IV. REVISED DUTCH CORPORATE INCOME TAX RATES
Statutory corporate income tax rate
Currently, the statutory corporate income tax rate is 20% for taxable income up to and including EUR 200,000 (the “First Bracket”), and 25% for the excess. Based on the Tax Plan 2017, the First Bracket was to be extended to:
- EUR 250,000 in 2018;
- EUR 300,000 in 2020; and
- EUR 350,000 in 2021.
However, on 19 December 2017 legislation was adopted, whereby the above extension of the First Bracket was reversed, and will be replaced by a reduction of the corporate income tax rate for both brackets with:
- 1% in 2019;
- an additional 1.5% in 2020, and
- another 1.5% in 2021.
This means that as per 1 January 2021, the corporate income tax rate will have been reduced to 16% for the First Bracket, and to 21% for the excess.
Effective corporate income tax rate innovation box
As per 1 January 2018, the effective tax rate of qualifying “innovation box” income is increased from five per cent to seven per cent.
V. ENVISAGED DRAFT LEGISLATION IN Q-1 2018
Legislative proposal regarding the implementation of ATAD 1
In July 2017, the Dutch State Secretary of Finance published a document for internet consultation (the “Consultation Document”) regarding the envisaged implementation of ATAD1 in domestic tax law.
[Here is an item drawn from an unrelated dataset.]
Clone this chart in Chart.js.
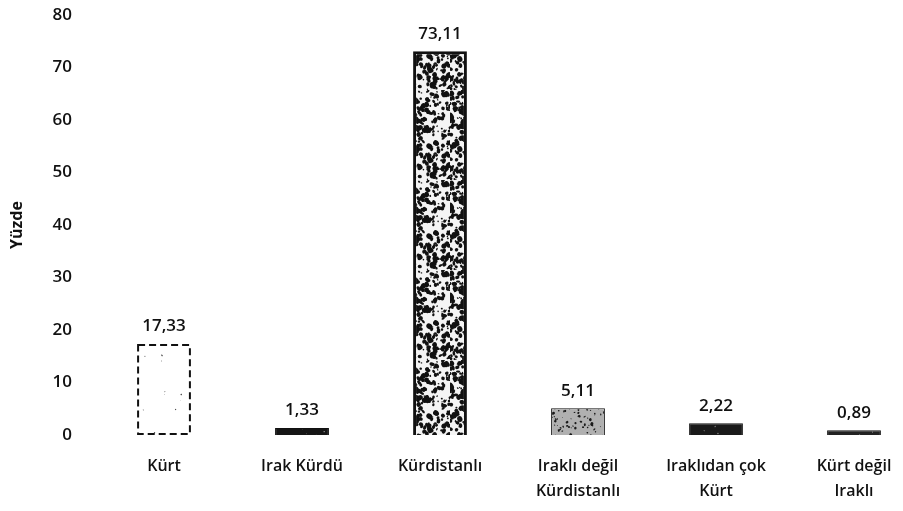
<!DOCTYPE html>
<html lang="tr">
<head>
  <meta charset="UTF-8">
  <title>Yüzde</title>
  <script src="https://cdn.jsdelivr.net/npm/chart.js"></script>
  <style>
    html, body { margin: 0; padding: 0; background: #fff; overflow: hidden; }
    .chart-container { width: 903px; height: 511px; }
  </style>
</head>
<body>
  <div class="chart-container">
    <canvas id="yuzdeChart"></canvas>
  </div>

<script>
const kategoriler = [['Kürt'], ['Irak Kürdü'], ['Kürdistanlı'], ['Iraklı değil', 'Kürdistanlı'], ['Iraklıdan çok', 'Kürt'], ['Kürt değil', 'Iraklı']];
const yuzdeler = [17.33, 1.33, 73.11, 5.11, 2.22, 0.89];
const yTicks = [0, 10, 20, 30, 40, 50, 60, 70, 80];

Chart.defaults.font.family = '"Open Sans", sans-serif';
Chart.defaults.color = '#111';

// benekli doku (sabit tohumlu, sadece görünüm için)
function doku(seed, adet, zemin, leke, rMin, rMax) {
  const n = 90;
  const c = document.createElement('canvas');
  c.width = n; c.height = n;
  const g = c.getContext('2d');
  let s = seed;
  const rnd = () => { s = (s * 16807) % 2147483647; return s / 2147483647; };
  g.fillStyle = zemin;
  g.fillRect(0, 0, n, n);
  g.fillStyle = leke;
  for (let i = 0; i < adet; i++) {
    const x = rnd() * n, y = rnd() * n, r = rMin + rnd() * (rMax - rMin);
    g.beginPath();
    g.ellipse(x, y, r, r * (0.5 + rnd()), rnd() * Math.PI, 0, Math.PI * 2);
    g.fill();
  }
  return g.createPattern(c, 'repeat');
}

const dokular = [
  doku(11, 14, '#ffffff', '#444', 0.3, 0.8),
  doku(23, 40, '#151515', '#aaa', 0.4, 1.0),
  doku(37, 560, '#f4f4f4', '#111', 0.6, 2.7),
  doku(41, 340, '#b0b0b0', '#1a1a1a', 0.4, 1.5),
  doku(53, 40, '#1a1a1a', '#777', 0.4, 1.0),
  doku(67, 10, '#222', '#888', 0.3, 0.8)
];
const kenarlar = [0, 1, 3, 1, 1, 1];

const veriEtiketleri = {
  id: 'veriEtiketleri',
  afterDatasetsDraw(chart) {
    const ctx = chart.ctx;
    const meta = chart.getDatasetMeta(0);
    ctx.save();
    // Kürt çubuğu kesikli çerçeve
    const b = meta.data[0];
    ctx.strokeStyle = '#111';
    ctx.lineWidth = 2;
    ctx.setLineDash([7, 4]);
    ctx.strokeRect(b.x - b.width / 2 + 1, b.y + 1, b.width - 2, b.base - b.y - 2);
    ctx.setLineDash([]);
    ctx.fillStyle = '#111';
    ctx.font = '600 17px "Open Sans", sans-serif';
    ctx.textAlign = 'center';
    ctx.textBaseline = 'bottom';
    meta.data.forEach((el, i) => {
      ctx.fillText(yuzdeler[i].toFixed(2).replace('.', ','), el.x, el.y - 9);
    });
    ctx.restore();
  }
};

new Chart(document.getElementById('yuzdeChart'), {
  type: 'bar',
  data: {
    labels: kategoriler,
    datasets: [{
      data: yuzdeler,
      backgroundColor: dokular,
      borderColor: '#111',
      borderWidth: kenarlar,
      barPercentage: 0.39,
      categoryPercentage: 1,
      clip: false
    }]
  },
  options: {
    responsive: true,
    maintainAspectRatio: false,
    animation: false,
    layout: { padding: { top: 15, right: 49, left: 0, bottom: 0 } },
    plugins: { legend: { display: false }, tooltip: { enabled: false } },
    scales: {
      x: {
        offset: false,
        grid: { display: false, drawTicks: false },
        border: { display: false },
        ticks: { padding: 19, font: { size: 16, weight: '600', lineHeight: 1.56 }, maxRotation: 0, autoSkip: false },
        afterFit(scale) {
          scale.height = 76;
          scale.paddingLeft = 0;
          scale.paddingRight = 0;
        }
      },
      y: {
        min: 0,
        max: 80,
        grid: { display: false, drawTicks: false },
        border: { display: false },
        afterBuildTicks(scale) { scale.ticks = yTicks.map(v => ({ value: v })); },
        ticks: { padding: 92, font: { size: 17, weight: '600' } },
        title: { display: true, text: 'Yüzde', font: { size: 16, weight: 'bold' }, padding: { top: 8 } },
        afterFit(scale) {
          scale.width = 164;
          scale.paddingTop = 0;
          scale.paddingBottom = 0;
        }
      }
    }
  },
  plugins: [veriEtiketleri]
});
</script>
</body>
</html>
The Consultation Document includes measures regarding earning stripping and controlled foreign companies (CFCs). Please be referred to our previous tax update for a brief description of Consultation Document. The formal legislation is expected to be released in the first quarter of 2018, and is to take effect on 1 January 2019.
Legislative proposal regarding the UBO Register
As mentioned in our previous briefing, in line with the Fourth EU Anti-Money Laundering Directive, a central register including information on Ultimate Beneficial Owners (the “UBO-register”) is being set up in the Netherlands. It is expected that formal legislation implementing the EU Directive will be submitted to the Lower House in the beginning of 2018, with the aim to have the Dutch UBO-register up and running this summer.
VI. POSSIBLE AMENDMENTS TO THE DUTCH FISCAL UNITY REGIME
On 25 October 2017, the Advocate General (“AG”) of the ECJ issued an opinion regarding the compatibility of the Dutch fiscal unity regime with EU law. According to the AG, granting certain (beneficial fiscal unity) elements only in purely domestic situations infringes the EU freedom of establishment. As a result, these (beneficial fiscal unity) elements should also be granted to Dutch parent companies with (non-Dutch) EU resident subsidiaries.
In view of the potential budgetary impact of also granting certain beneficial fiscal unity elements in EU cross boarder situations, on 25 October 2017, the Dutch State Secretary of Finance announced
emergency measures. In broad terms, the measures entail that the Dutch fiscal unity is deemed not to exist for the application of certain tax provisions, including certain anti-base erosion provisions. If the ECJ follows the AG’s opinion, the emergency measures will become effective with retrospective effect to 25 October 2017, 11:00 AM.